Scottish Tory leader Ruth Davidson has confessed she is “jealous” of education policies south of the border and thinks Scotland should copy Westminster health and housing policies. In an interview with Holyrood magazine, Davidson also said she is an advocate of the free school system and believes Scottish education should be more diverse. She is also set to come under fire after stating her support for the Coalition’s controversial Health Bill, which could lead to a reduction in Scottish NHS budgets.
The Bill, passed last week [Tues], will pave the way for extending the priority treatment received by private patients. Asked about free schools in this week’s interview in Holyrood magazine, Davidson said: “I don’t care where the idea comes from, it is whether it works in a Scottish context.
“So whether it is a Swedish socialist model or the UK government trialling it then I will see if it works here and makes [Scottish education] better.
“Education is one of the areas that I have been upfront about and I am quite jealous of what is going on down south. I am quite envious.

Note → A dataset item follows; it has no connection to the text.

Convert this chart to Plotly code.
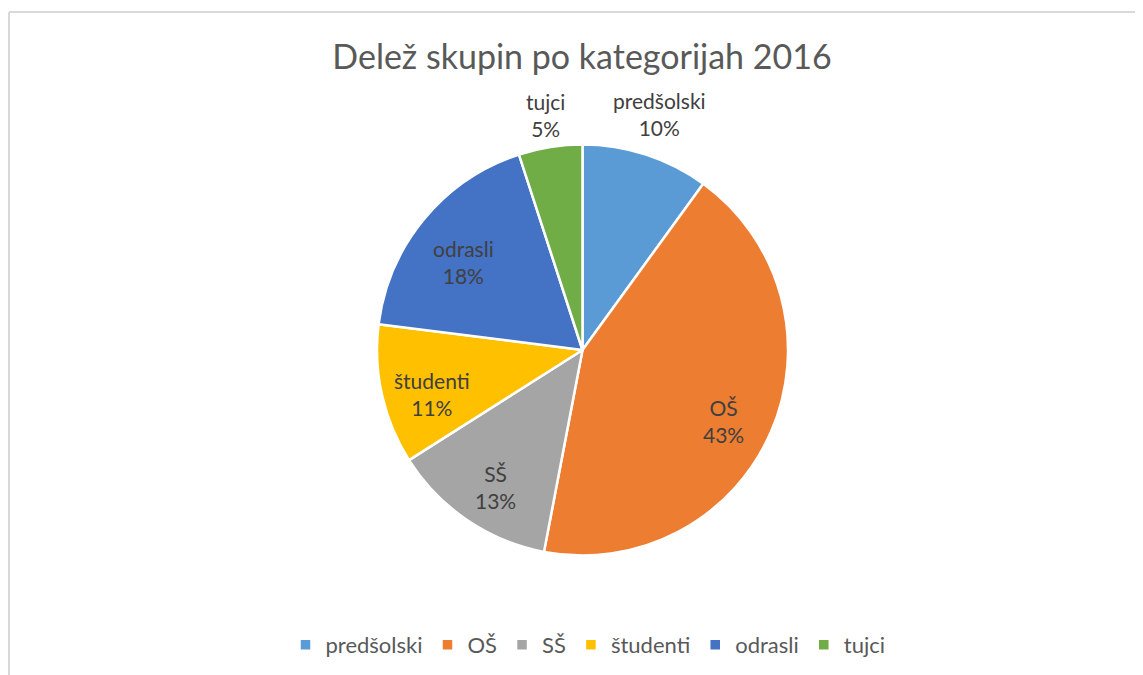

“I have never believed that all children learn the same. I have never believed that all children should be taught the same. I always thought there was room and requirement for diversification in education and not just the free school model.” In a recent speech to party activists in Aberdeen, Davidson said she is considering plans to abolish school catchment areas, instead giving each child a ‘credit’ equivalent to the average cost of education within each local authority. However, this week Education Secretary Mike Russell said the introduction of free schools to the education system in Scotland would be “utterly inappropriate”. He added: “What concerns me is the commentators who think Scottish education should just imitate what happens elsewhere. It is possible for educational changes to take place south of the border which would be utterly wrong here.” Davidson also said she is keen to pilot a model JCB academy in Staffordshire for 14-19 year olds in Scotland, which teaches pupils practical skills like engineering as well as mainstream subjects like maths and English.
“The piloted technical school model is very interesting,” said Davidson. “Half the people that are coming out of that particular school – although they were designed to teach mathematics and science in an applicable context for engineering and electricians and that sort of thing – are going on to study at degree level. You know, [we] just [need] one of those in Scotland to pilot to see if it works – what have we got to be afraid of?” Asked whether she agrees with the controversial Health Bill just passed by the Coalition, Davidson said: “The proof of the pudding will be in the eating and I think we have to see if the changes work in the way they thought they would [down south] and I think they will. I think the Coalition has the right idea for the health service. I think in terms of service reform, they are pushing at a door that Tony Blair had chapped on but not walked through.” She added that the impact of the Barnett consequentials on the Scottish health budget will remain to be seen as the Bill has not yet come into effect.